Radiative Equilibrium: Classical Theory

Abstract

Planetary nebulae are transparent for radiation in forbidden lines and in lines of subordinate series of atoms and ions. They are transparent even in all resonance lines of atoms and ions — 1 550 CIV, 1 240 NV, 1 400 SiIV, 1909 CIII, 2 800 MgII etc. — with the exception of hydrogen and helium. Under these conditions the problem of the radiation field at the frequencies of emission lines can be solved quite easily. The density of radiation ε _λ , e.g. in the lines of the Balmer series of hydrogen, is proportional to the square of the electron concentration in it: ε _λ ~ n ²_e . Therefore, the distribution of density of the radiation in these lines within the nebula will be proportional to the distribution of the electron concentration itself. Then, the intensity of radiation emerging from a nebula in any line of this series can be determined simply by summing the radiation from each unit volume along the line of sight.

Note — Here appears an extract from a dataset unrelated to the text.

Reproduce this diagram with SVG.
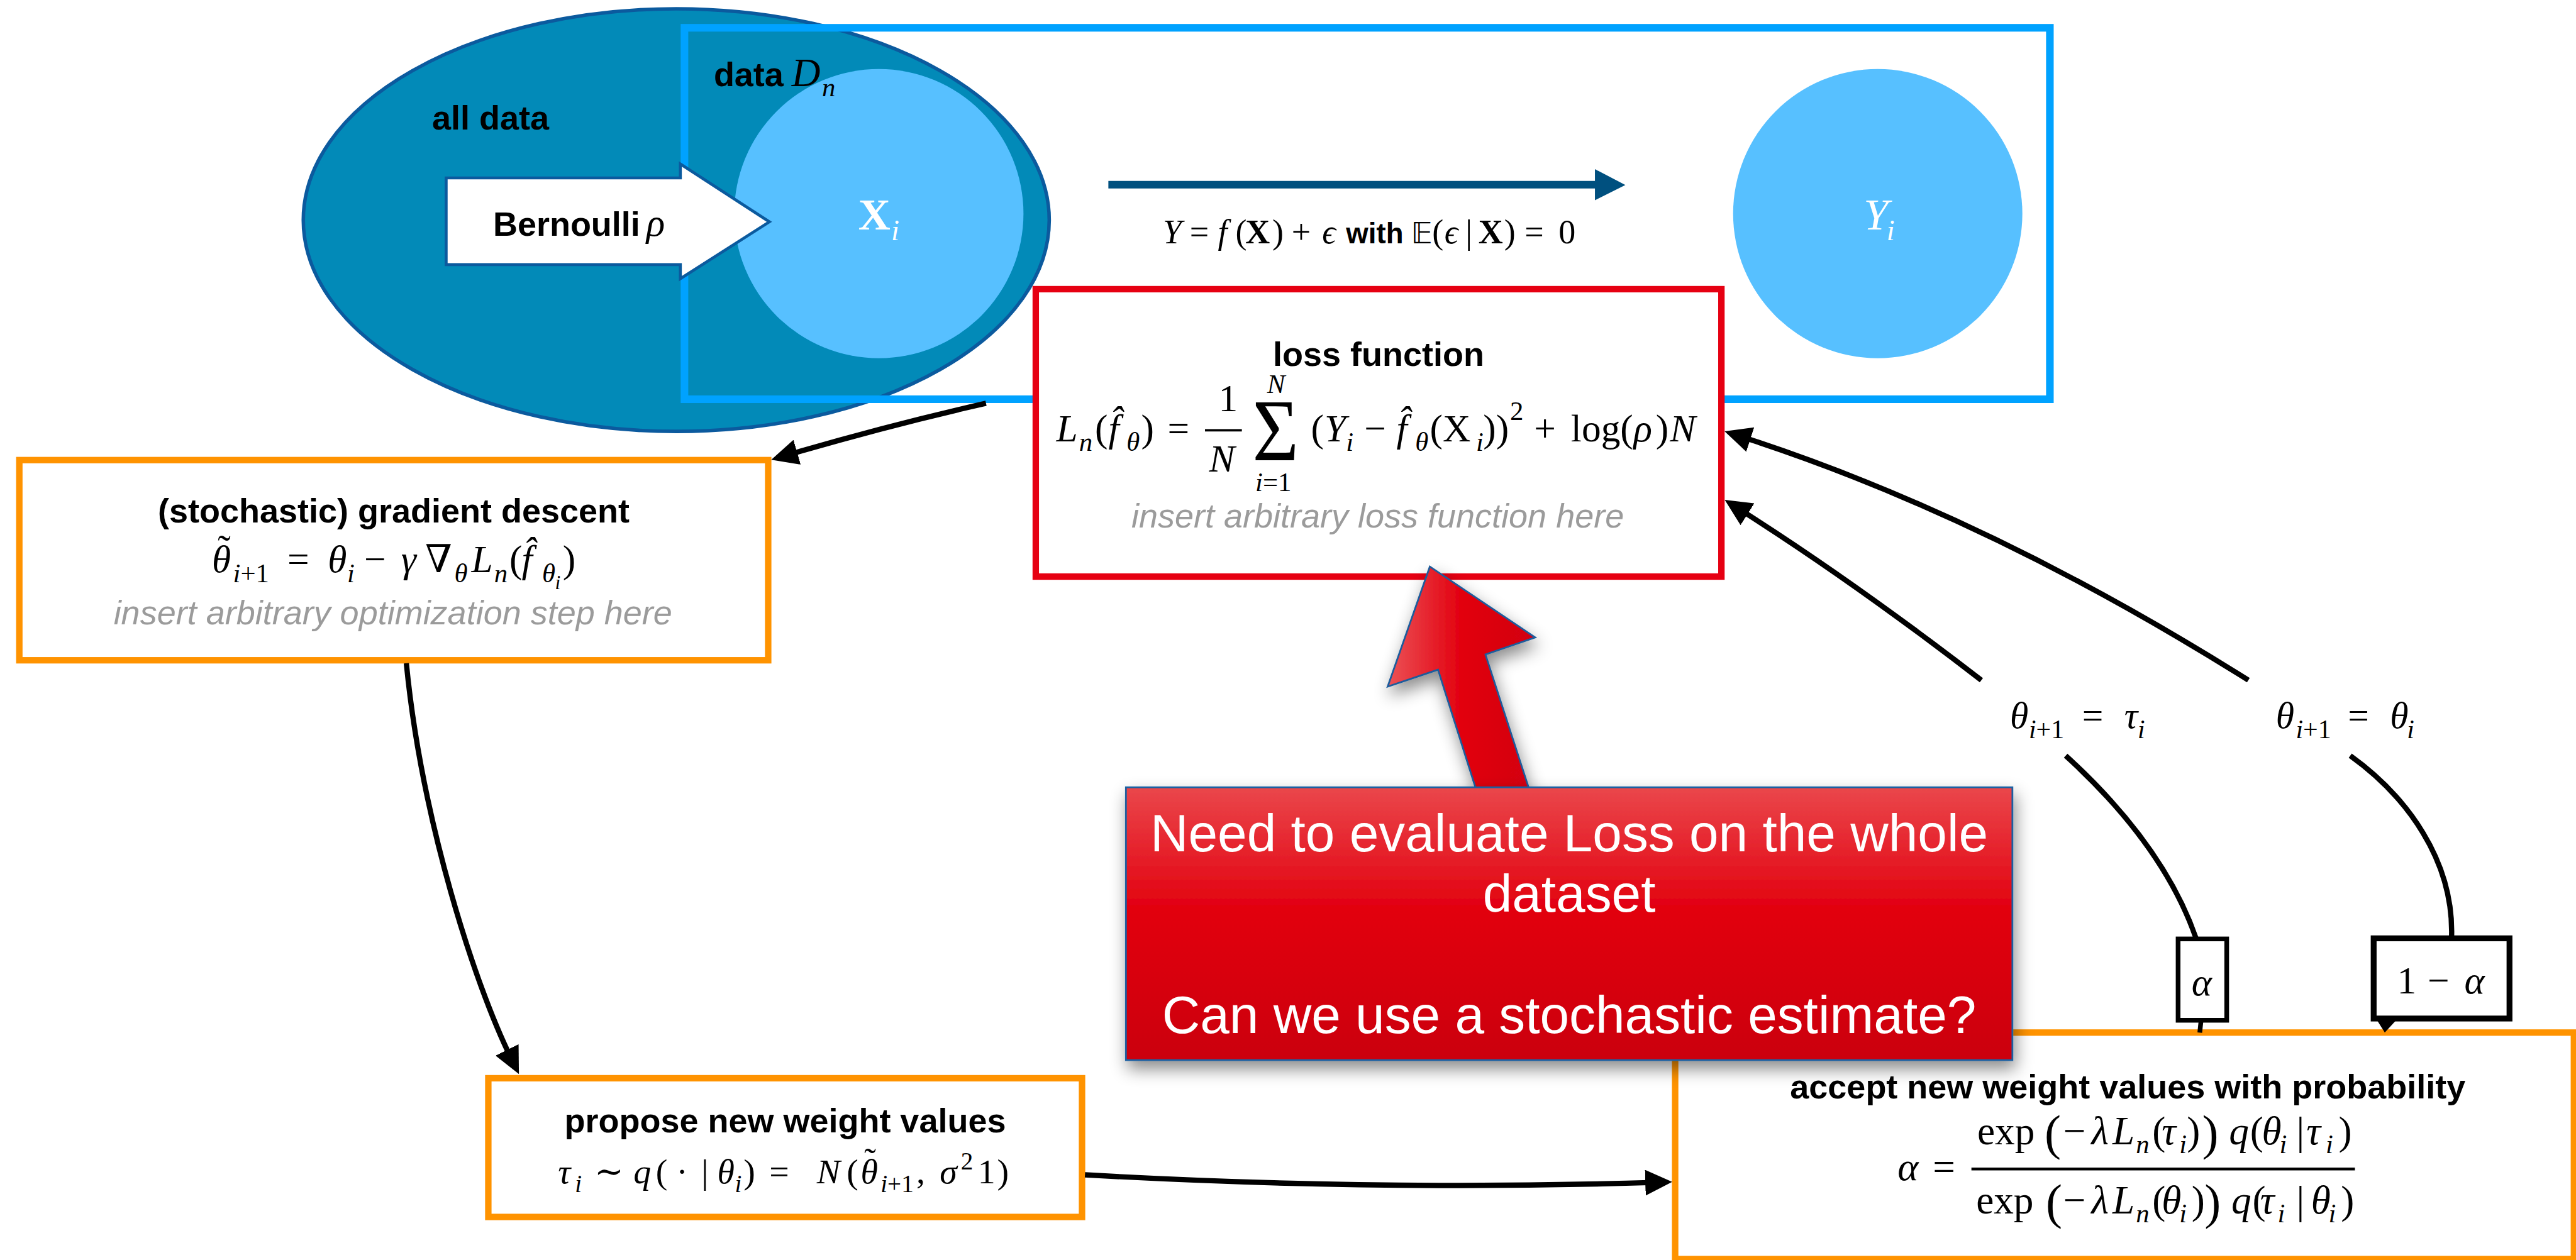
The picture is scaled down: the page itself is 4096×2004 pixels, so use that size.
<svg xmlns="http://www.w3.org/2000/svg" width="4096" height="2004" viewBox="0 0 4096 2004">
<defs>
<style>
.t{font-family:"Liberation Sans",Arial,sans-serif;font-weight:bold;font-size:58px;fill:#000}
.g{font-family:"Liberation Sans",Arial,sans-serif;font-style:italic;font-size:58px;fill:#9b9b9b}
.r{font-family:"Liberation Serif","DejaVu Serif",serif;font-weight:normal;fill:#000}
.i{font-style:italic}
.b{font-weight:bold}
.sub{font-size:46px}
.w{fill:#fff}
.c{font-family:"Liberation Sans",Arial,sans-serif;font-size:90px;fill:#fff}
.ln{fill:none;stroke:#000;stroke-width:9}
.obox{fill:#fff;stroke:#ff9300;stroke-width:11}
</style>
<marker id="ah" viewBox="0 0 46 44" refX="16" refY="22" markerWidth="46" markerHeight="44" orient="auto" markerUnits="userSpaceOnUse">
<path d="M0,0 L46,22 L0,44 z" fill="#000"/>
</marker>
<linearGradient id="cg" x1="0" y1="0" x2="0" y2="1">
<stop offset="0" stop-color="#ea474b"/>
<stop offset="0.45" stop-color="#e2000f"/>
<stop offset="1" stop-color="#cb0011"/>
</linearGradient>
<linearGradient id="ag" x1="0" y1="0" x2="1" y2="0">
<stop offset="0" stop-color="#ec5256"/>
<stop offset="0.5" stop-color="#e2000f"/>
<stop offset="1" stop-color="#d20012"/>
</linearGradient>
<filter id="sh" x="-20%" y="-20%" width="140%" height="150%">
<feDropShadow dx="4" dy="14" stdDeviation="14" flood-color="#000" flood-opacity="0.45"/>
</filter>
</defs>
<rect x="0" y="0" width="4096" height="2004" fill="#fff"/>
<g transform="scale(0.931)">

<g id="all-data">
<ellipse cx="1155" cy="376" rx="637" ry="361" fill="#028ab8" stroke="#0b5a9e" stroke-width="6"/>
<text class="t" x="738" y="221">all data</text>
</g>

<g id="x-i">
<circle cx="1501" cy="365" r="247" fill="#57c0ff"/>
<text class="r w b" x="1466" y="392" font-size="76">X<tspan class="i" x="1522" y="410" font-size="50" font-weight="normal">i</tspan></text>
</g>

<g id="y-i">
<circle cx="3207" cy="365" r="247" fill="#57c0ff"/>
<text class="r w i" x="3183" y="392" font-size="76">Y<tspan x="3222" y="410" font-size="50">i</tspan></text>
</g>

<g id="data-dn">
<rect x="1169" y="47.5" width="2332" height="634.5" fill="none" stroke="#00a2ff" stroke-width="13"/>
<text class="t" x="1219" y="147">data</text>
<text class="r i" font-size="68" x="1352" y="147">D<tspan class="sub" x="1404" y="164">n</tspan></text>
</g>

<g id="bernoulli">
<polygon points="762,304 1162,304 1162,280 1314,379 1162,476 1162,452 762,452" fill="#fff" stroke="#0b5a9e" stroke-width="5"/>
<text class="t" x="842" y="403">Bernoulli</text>
<text class="r i" font-size="66" x="1104" y="403">ρ</text>
</g>

<g id="model-arrow">
<polygon points="1893,309 2724,309 2724,289 2776,316 2724,342 2724,322 1893,322" fill="#00507f"/>
<text class="r" y="416" font-size="58"><tspan class="i" x="1986">Y</tspan><tspan x="2032">=</tspan><tspan class="i" x="2080">f</tspan><tspan x="2110">(</tspan><tspan class="b" x="2127">X</tspan><tspan x="2173">)</tspan><tspan x="2206">+</tspan><tspan class="i" x="2258">ϵ</tspan><tspan x="2299" font-family="Liberation Sans, Arial, sans-serif" font-weight="bold" font-size="49">with</tspan><tspan x="2410" font-family="DejaVu Sans, sans-serif" font-size="50">𝔼</tspan><tspan x="2446">(</tspan><tspan class="i" x="2467">ϵ</tspan><tspan x="2503">|</tspan><tspan class="b" x="2525">X</tspan><tspan x="2569">)</tspan><tspan x="2604">=</tspan><tspan x="2662">0</tspan></text>
</g>

<g id="gd-box">
<rect class="obox" x="33" y="786" width="1279" height="342"/>
<text class="t" x="672.5" y="893" text-anchor="middle">(stochastic) gradient descent</text>
<text class="r" font-size="66" x="372" y="960">˜</text>
<text class="r" font-size="66" y="977">
<tspan class="i" x="362">θ</tspan>
<tspan class="sub" y="995" x="398"><tspan class="i">i</tspan>+1</tspan>
<tspan x="491" y="977">=</tspan>
<tspan class="i" x="560" y="977">θ</tspan><tspan class="i sub" x="593" y="995">i</tspan>
<tspan x="622" y="977">−</tspan>
<tspan class="i" x="685" y="977">γ</tspan>
<tspan x="726" y="977">∇</tspan><tspan class="i sub" x="776" y="995">θ</tspan>
<tspan class="i" x="805" y="977">L</tspan><tspan class="i sub" x="844" y="995">n</tspan>
<tspan x="870" y="977">(</tspan><tspan class="i" x="891" y="977">f̂</tspan>
<tspan class="i sub" x="926" y="995">θ</tspan><tspan class="i" x="948" y="1006" font-size="34">i</tspan>
<tspan x="961" y="977">)</tspan>
</text>
<text class="g" x="671" y="1067" text-anchor="middle">insert arbitrary optimization step here</text>
</g>

<g id="loss-box">
<rect x="1769" y="494" width="1171" height="491" fill="#fff" stroke="#e60012" stroke-width="11"/>
<text class="t" x="2354.5" y="625" text-anchor="middle">loss function</text>
<text class="r" font-size="66">
<tspan class="i" x="1804" y="754">L</tspan><tspan class="i sub" x="1843" y="770">n</tspan>
<tspan x="1870" y="754">(</tspan><tspan class="i" x="1893" y="754">f̂</tspan><tspan class="i sub" x="1924" y="770">θ</tspan><tspan x="1949" y="754">)</tspan>
<tspan x="1994" y="754">=</tspan>
<tspan x="2081" y="702">1</tspan>
<tspan class="i" x="2065" y="806">N</tspan>
<tspan x="2239" y="754">(</tspan><tspan class="i" x="2262" y="754">Y</tspan><tspan class="i sub" x="2299" y="770">i</tspan>
<tspan x="2330" y="754">−</tspan>
<tspan class="i" x="2385" y="754">f̂</tspan><tspan class="i sub" x="2417" y="770">θ</tspan>
<tspan x="2442" y="754">(X</tspan><tspan class="i sub" x="2521" y="770">i</tspan><tspan x="2533" y="754">))</tspan><tspan class="sub" x="2579" y="717">2</tspan>
<tspan x="2620" y="754">+</tspan>
<tspan x="2683" y="754">log(</tspan><tspan class="i" x="2790" y="754">ρ</tspan><tspan x="2828" y="754">)</tspan><tspan class="i" x="2852" y="754">N</tspan>
</text>
<text class="r i" font-size="46" x="2164" y="671">N</text>
<text class="r" font-size="46" x="2144" y="839"><tspan class="i">i</tspan>=1</text>
<text class="r" x="2139" y="786" style="font-size:150px" textLength="79" lengthAdjust="spacingAndGlyphs">Σ</text>
<line x1="2058" y1="735" x2="2121" y2="735" stroke="#000" stroke-width="4"/>
<text class="g" x="2353" y="901" text-anchor="middle">insert arbitrary loss function here</text>
</g>

<g id="propose-box">
<rect class="obox" x="834" y="1842" width="1014" height="237"/>
<text class="t" x="1341" y="1935" text-anchor="middle">propose new weight values</text>
<text class="r" font-size="60" x="1476" y="2002">˜</text>
<text class="r" font-size="60">
<tspan class="i" x="953" y="2022">τ</tspan><tspan class="i" x="982" y="2036" font-size="42">i</tspan>
<tspan x="1015" y="2022">∼</tspan>
<tspan class="i" x="1082" y="2022">q</tspan><tspan x="1120" y="2022">(</tspan><tspan x="1155" y="2022">·</tspan><tspan x="1198" y="2022">|</tspan><tspan class="i" x="1225" y="2022">θ</tspan><tspan class="i" x="1255" y="2036" font-size="42">i</tspan><tspan x="1270" y="2022">)</tspan>
<tspan x="1314" y="2022">=</tspan>
<tspan class="i" x="1395" y="2022">N</tspan><tspan x="1446" y="2022">(</tspan><tspan class="i" x="1470" y="2022">θ</tspan>
<tspan font-size="42" x="1504" y="2036"><tspan class="i">i</tspan>+1</tspan><tspan x="1565" y="2022">,</tspan>
<tspan class="i" x="1605" y="2022">σ</tspan><tspan font-size="42" x="1641" y="1998">2</tspan><tspan x="1670" y="2022">1</tspan><tspan x="1703" y="2022">)</tspan>
</text>
</g>

<g id="accept-box">
<rect class="obox" x="2861" y="1764" width="1535" height="387"/>
<text class="t" x="3634" y="1877" text-anchor="middle">accept new weight values with probability</text>
<text class="r" font-size="68" y="2016"><tspan class="i" x="3241">α</tspan><tspan x="3301">=</tspan></text>
<text class="r" font-size="68" y="1955">
<tspan x="3377">exp</tspan><tspan x="3524">−</tspan><tspan class="i" x="3572">λ</tspan><tspan class="i" x="3608">L</tspan><tspan class="i sub" x="3648" y="1970">n</tspan><tspan x="3676" y="1955">(</tspan><tspan class="i" x="3692">τ</tspan><tspan class="i sub" x="3722" y="1970">i</tspan><tspan x="3735" y="1955">)</tspan>
<tspan class="i" x="3807">q</tspan><tspan x="3843">(</tspan><tspan class="i" x="3863">θ</tspan><tspan class="i sub" x="3893" y="1970">i</tspan><tspan x="3922" y="1955">|</tspan><tspan class="i" x="3939">τ</tspan><tspan class="i sub" x="3972" y="1970">i</tspan><tspan x="3994" y="1955">)</tspan>
</text>
<text class="r" font-size="84" y="1963"><tspan x="3492">(</tspan><tspan x="3761">)</tspan></text>
<text class="r" font-size="68" y="2073">
<tspan x="3375">exp</tspan><tspan x="3524">−</tspan><tspan class="i" x="3572">λ</tspan><tspan class="i" x="3608">L</tspan><tspan class="i sub" x="3648" y="2088">n</tspan><tspan x="3676" y="2073">(</tspan><tspan class="i" x="3692">θ</tspan><tspan class="i sub" x="3722" y="2088">i</tspan><tspan x="3743" y="2073">)</tspan>
<tspan class="i" x="3811">q</tspan><tspan x="3847">(</tspan><tspan class="i" x="3860">τ</tspan><tspan class="i sub" x="3890" y="2088">i</tspan><tspan x="3922" y="2073">|</tspan><tspan class="i" x="3947">θ</tspan><tspan class="i sub" x="3977" y="2088">i</tspan><tspan x="3998" y="2073">)</tspan>
</text>
<text class="r" font-size="84" y="2082"><tspan x="3494">(</tspan><tspan x="3765">)</tspan></text>
<line x1="3367" y1="1997" x2="4022" y2="1997" stroke="#000" stroke-width="5"/>
</g>

<g id="connectors">
<path class="ln" d="M1684,689 Q1520,726 1346,777" marker-end="url(#ah)"/>
<path class="ln" d="M694,1133 C720,1400 810,1680 873,1808" marker-end="url(#ah)"/>
<path class="ln" d="M1853,2007 Q2350,2035 2826,2020" marker-end="url(#ah)"/>
<path class="ln" d="M3840,1162 Q3393,881 2974,746" marker-end="url(#ah)"/>
<path class="ln" d="M3384,1162 Q3165,993 2971,870" marker-end="url(#ah)"/>
<path class="ln" d="M3751,1604 Q3696,1444 3528,1291"/>
<path class="ln" d="M4187,1603 C4192,1470 4110,1360 4014,1291"/>
</g>

<g id="label-tau">
<text class="r" font-size="64"><tspan class="i" x="3433" y="1244">θ</tspan><tspan font-size="45" x="3465" y="1261"><tspan class="i">i</tspan>+1</tspan><tspan x="3556" y="1244">=</tspan><tspan class="i" x="3628" y="1244">τ</tspan><tspan class="i" font-size="45" x="3651" y="1261">i</tspan></text>
</g>

<g id="label-theta">
<text class="r" font-size="64"><tspan class="i" x="3887" y="1244">θ</tspan><tspan font-size="45" x="3921" y="1261"><tspan class="i">i</tspan>+1</tspan><tspan x="4010" y="1244">=</tspan><tspan class="i" x="4082" y="1244">θ</tspan><tspan class="i" font-size="45" x="4111" y="1261">i</tspan></text>
</g>

<g id="alpha-box">
<line x1="3759" y1="1745" x2="3757" y2="1764" stroke="#000" stroke-width="8"/>
<rect x="3720" y="1604" width="83" height="139" fill="#fff" stroke="#000" stroke-width="8"/>
<text class="r i" font-size="66" x="3743" y="1700">α</text>
</g>

<g id="one-minus-alpha-box">
<polygon points="4058,1740 4095,1740 4073,1764" fill="#000"/>
<rect x="4054" y="1603" width="232" height="137" fill="#fff" stroke="#000" stroke-width="10"/>
<text class="r" font-size="66" y="1697"><tspan x="4094">1</tspan><tspan x="4146">−</tspan><tspan class="i" x="4209">α</tspan></text>
</g>

<g id="callout-arrow">
<polygon points="2442,968 2622,1089 2537,1118 2622,1380 2531,1380 2456,1144 2370,1173" fill="url(#ag)" stroke="#1f5b9b" stroke-width="3" filter="url(#sh)"/>
</g>

<g id="callout">
<rect x="1923" y="1345" width="1514" height="466" fill="url(#cg)" stroke="#1a5fa0" stroke-width="3" filter="url(#sh)"/>
<text class="c" x="2680" y="1454" text-anchor="middle">Need to evaluate Loss on the whole</text>
<text class="c" x="2680" y="1557" text-anchor="middle">dataset</text>
<text class="c" x="2680" y="1765" text-anchor="middle">Can we use a stochastic estimate?</text>
</g>

</g>
</svg>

In the same way one can find the intensity of radiation emerging from a nebula in forbidden lines, with the only difference that in this case the volume emission coefficient is proportional to the product of the electron and atom (ion) concentrations of n(A), exciting the given line: ε _λ ~ n _e n(A). Nothing else is required to solve the radiative transfer problem at the frequencies of these categories of lines in the visible part of the spectrum.